» **AIM OF THE EXERCISE**:
Repeat the material verbatim and drop the pictures.

» **SOURCE DATA**:
* * *
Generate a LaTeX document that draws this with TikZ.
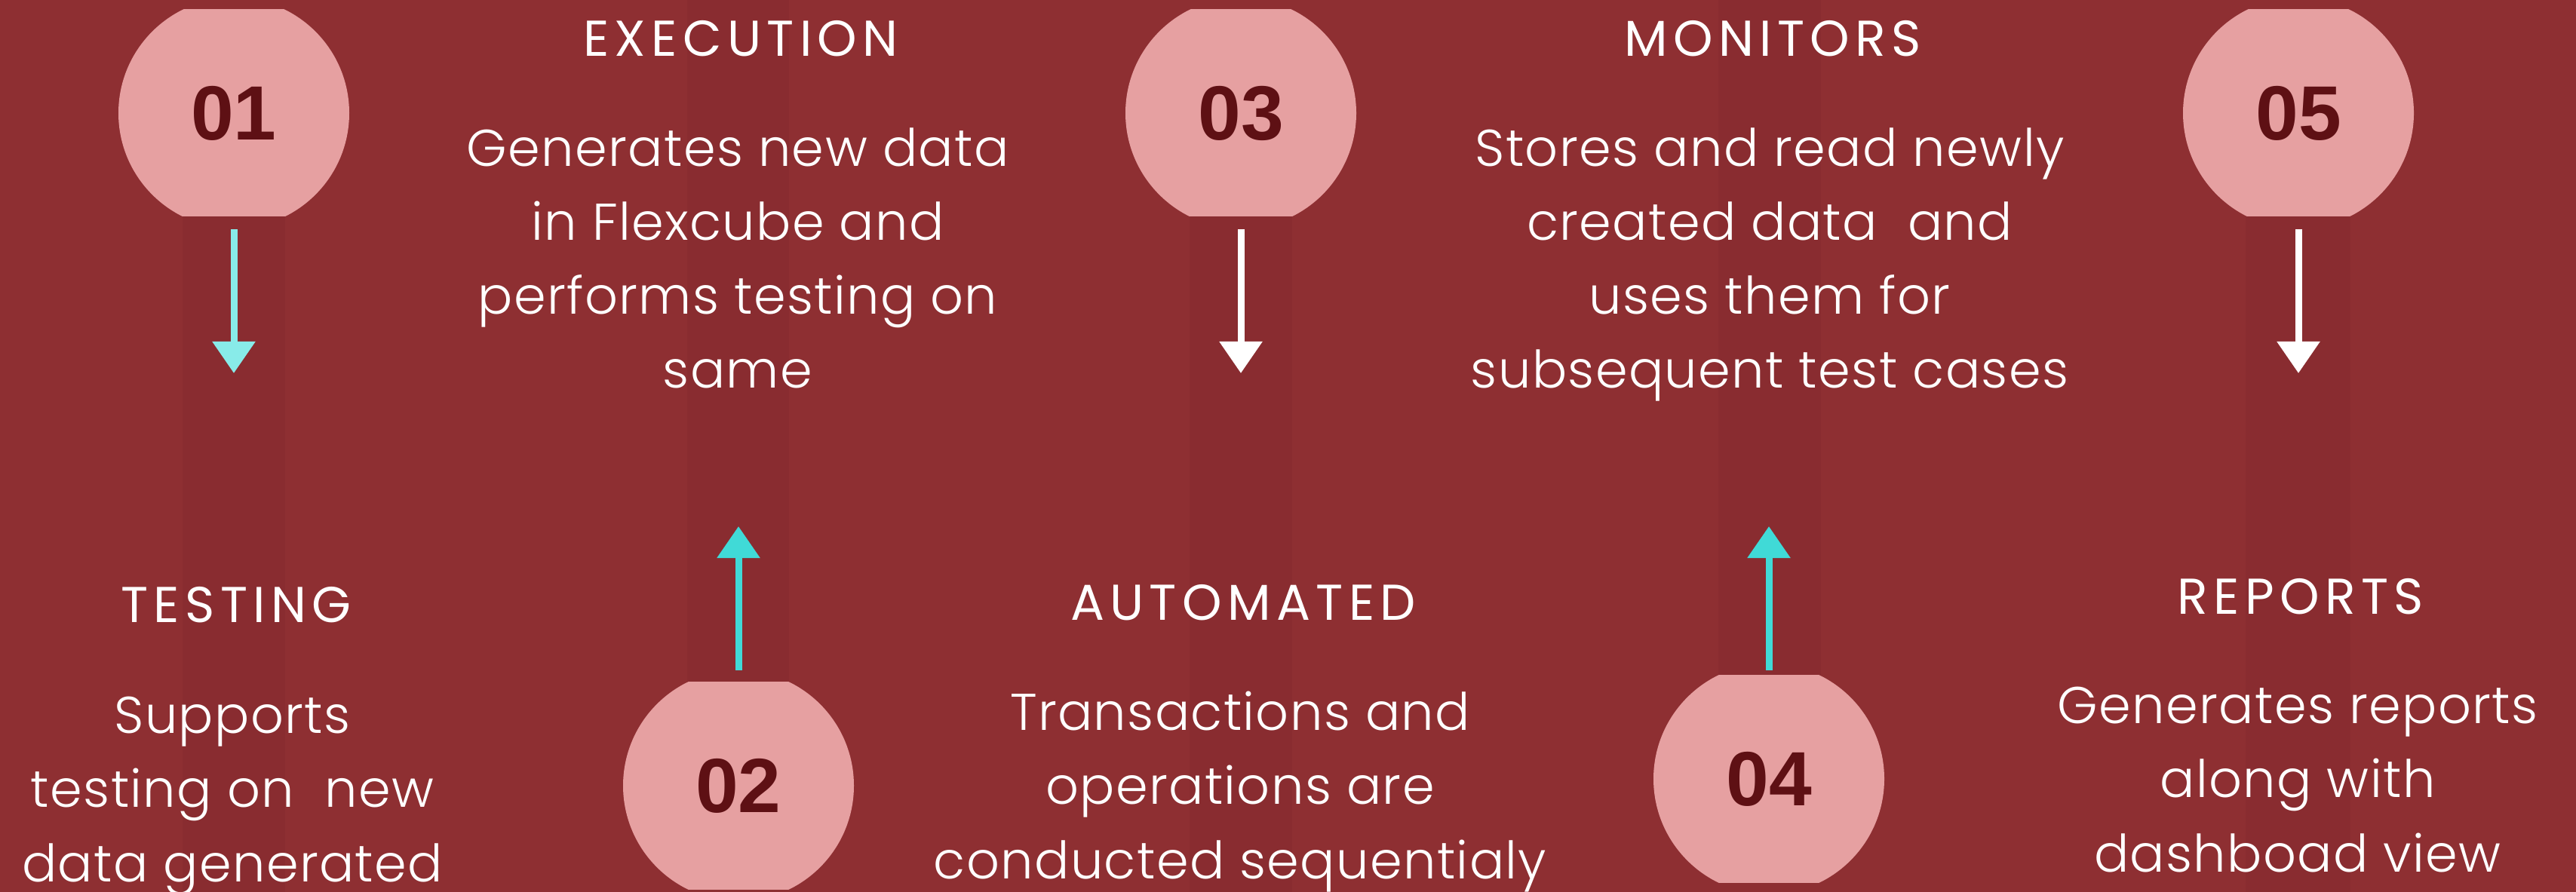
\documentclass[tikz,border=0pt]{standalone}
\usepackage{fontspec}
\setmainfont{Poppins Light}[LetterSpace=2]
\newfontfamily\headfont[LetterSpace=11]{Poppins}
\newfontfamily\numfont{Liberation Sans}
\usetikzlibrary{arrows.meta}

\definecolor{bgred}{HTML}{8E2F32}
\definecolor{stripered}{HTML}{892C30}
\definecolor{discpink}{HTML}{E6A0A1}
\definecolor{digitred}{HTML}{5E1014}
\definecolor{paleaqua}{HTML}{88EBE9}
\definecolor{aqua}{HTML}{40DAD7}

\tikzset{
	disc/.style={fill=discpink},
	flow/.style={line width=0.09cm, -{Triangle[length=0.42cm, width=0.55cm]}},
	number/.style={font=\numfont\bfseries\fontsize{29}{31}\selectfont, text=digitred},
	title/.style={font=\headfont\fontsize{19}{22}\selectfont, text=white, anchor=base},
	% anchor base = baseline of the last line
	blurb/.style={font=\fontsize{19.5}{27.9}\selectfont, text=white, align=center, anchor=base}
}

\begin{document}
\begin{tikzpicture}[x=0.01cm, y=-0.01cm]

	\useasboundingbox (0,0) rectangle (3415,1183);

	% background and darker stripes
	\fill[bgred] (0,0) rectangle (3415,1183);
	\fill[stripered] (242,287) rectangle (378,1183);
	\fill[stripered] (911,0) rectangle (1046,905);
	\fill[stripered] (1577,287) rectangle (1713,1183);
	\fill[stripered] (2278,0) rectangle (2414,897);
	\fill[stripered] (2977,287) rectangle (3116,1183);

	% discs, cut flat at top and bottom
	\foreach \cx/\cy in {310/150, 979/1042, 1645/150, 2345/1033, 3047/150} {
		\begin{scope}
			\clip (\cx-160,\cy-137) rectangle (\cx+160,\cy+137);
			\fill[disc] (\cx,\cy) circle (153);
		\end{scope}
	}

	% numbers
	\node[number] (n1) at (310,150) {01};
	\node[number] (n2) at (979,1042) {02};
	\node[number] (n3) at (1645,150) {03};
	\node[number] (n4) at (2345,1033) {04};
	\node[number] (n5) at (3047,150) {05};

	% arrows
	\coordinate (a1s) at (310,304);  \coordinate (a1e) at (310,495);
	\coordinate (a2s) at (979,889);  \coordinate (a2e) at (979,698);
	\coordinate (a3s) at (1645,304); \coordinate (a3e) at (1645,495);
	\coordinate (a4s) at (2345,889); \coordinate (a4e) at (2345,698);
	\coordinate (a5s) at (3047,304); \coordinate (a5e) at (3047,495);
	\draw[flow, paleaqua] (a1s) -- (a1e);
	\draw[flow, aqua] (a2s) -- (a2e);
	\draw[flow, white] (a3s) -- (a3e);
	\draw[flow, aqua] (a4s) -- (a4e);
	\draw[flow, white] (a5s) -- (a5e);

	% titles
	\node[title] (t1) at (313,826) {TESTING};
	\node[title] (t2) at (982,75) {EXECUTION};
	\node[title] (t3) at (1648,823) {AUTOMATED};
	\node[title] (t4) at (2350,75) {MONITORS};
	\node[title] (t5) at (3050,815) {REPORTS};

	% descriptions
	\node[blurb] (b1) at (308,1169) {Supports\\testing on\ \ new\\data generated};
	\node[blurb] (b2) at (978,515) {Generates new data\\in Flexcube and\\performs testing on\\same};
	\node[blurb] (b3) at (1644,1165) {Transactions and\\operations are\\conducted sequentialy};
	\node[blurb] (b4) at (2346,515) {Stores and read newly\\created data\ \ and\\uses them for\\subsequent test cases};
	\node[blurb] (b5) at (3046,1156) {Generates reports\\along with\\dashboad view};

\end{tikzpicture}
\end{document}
* * *
» **CORRECT ANSWER**:
Generate a LaTeX document that draws this with TikZ.
\documentclass[tikz,border=0pt]{standalone}
\usepackage{fontspec}
\setmainfont{Poppins Light}[LetterSpace=2]
\newfontfamily\headfont[LetterSpace=11]{Poppins}
\newfontfamily\numfont{Liberation Sans}
\usetikzlibrary{arrows.meta}

\definecolor{bgred}{HTML}{8E2F32}
\definecolor{stripered}{HTML}{892C30}
\definecolor{discpink}{HTML}{E6A0A1}
\definecolor{digitred}{HTML}{5E1014}
\definecolor{paleaqua}{HTML}{88EBE9}
\definecolor{aqua}{HTML}{40DAD7}

\tikzset{
	disc/.style={fill=discpink},
	flow/.style={line width=0.09cm, -{Triangle[length=0.42cm, width=0.55cm]}},
	number/.style={font=\numfont\bfseries\fontsize{29}{31}\selectfont, text=digitred},
	title/.style={font=\headfont\fontsize{19}{22}\selectfont, text=white, anchor=base},
	% anchor base = baseline of the last line
	blurb/.style={font=\fontsize{19.5}{27.9}\selectfont, text=white, align=center, anchor=base}
}

\begin{document}
\begin{tikzpicture}[x=0.01cm, y=-0.01cm]

	\useasboundingbox (0,0) rectangle (3415,1183);

	% background and darker stripes
	\fill[bgred] (0,0) rectangle (3415,1183);
	\fill[stripered] (242,287) rectangle (378,1183);
	\fill[stripered] (911,0) rectangle (1046,905);
	\fill[stripered] (1577,287) rectangle (1713,1183);
	\fill[stripered] (2278,0) rectangle (2414,897);
	\fill[stripered] (2977,287) rectangle (3116,1183);

	% discs, cut flat at top and bottom
	\foreach \cx/\cy in {310/150, 979/1042, 1645/150, 2345/1033, 3047/150} {
		\begin{scope}
			\clip (\cx-160,\cy-137) rectangle (\cx+160,\cy+137);
			\fill[disc] (\cx,\cy) circle (153);
		\end{scope}
	}

	% numbers
	\node[number] (n1) at (310,150) {01};
	\node[number] (n2) at (979,1042) {02};
	\node[number] (n3) at (1645,150) {03};
	\node[number] (n4) at (2345,1033) {04};
	\node[number] (n5) at (3047,150) {05};

	% arrows
	\coordinate (a1s) at (310,304);  \coordinate (a1e) at (310,495);
	\coordinate (a2s) at (979,889);  \coordinate (a2e) at (979,698);
	\coordinate (a3s) at (1645,304); \coordinate (a3e) at (1645,495);
	\coordinate (a4s) at (2345,889); \coordinate (a4e) at (2345,698);
	\coordinate (a5s) at (3047,304); \coordinate (a5e) at (3047,495);
	\draw[flow, paleaqua] (a1s) -- (a1e);
	\draw[flow, aqua] (a2s) -- (a2e);
	\draw[flow, white] (a3s) -- (a3e);
	\draw[flow, aqua] (a4s) -- (a4e);
	\draw[flow, white] (a5s) -- (a5e);

	% titles
	\node[title] (t1) at (313,826) {TESTING};
	\node[title] (t2) at (982,75) {EXECUTION};
	\node[title] (t3) at (1648,823) {AUTOMATED};
	\node[title] (t4) at (2350,75) {MONITORS};
	\node[title] (t5) at (3050,815) {REPORTS};

	% descriptions
	\node[blurb] (b1) at (308,1169) {Supports\\testing on\ \ new\\data generated};
	\node[blurb] (b2) at (978,515) {Generates new data\\in Flexcube and\\performs testing on\\same};
	\node[blurb] (b3) at (1644,1165) {Transactions and\\operations are\\conducted sequentialy};
	\node[blurb] (b4) at (2346,515) {Stores and read newly\\created data\ \ and\\uses them for\\subsequent test cases};
	\node[blurb] (b5) at (3046,1156) {Generates reports\\along with\\dashboad view};

\end{tikzpicture}
\end{document}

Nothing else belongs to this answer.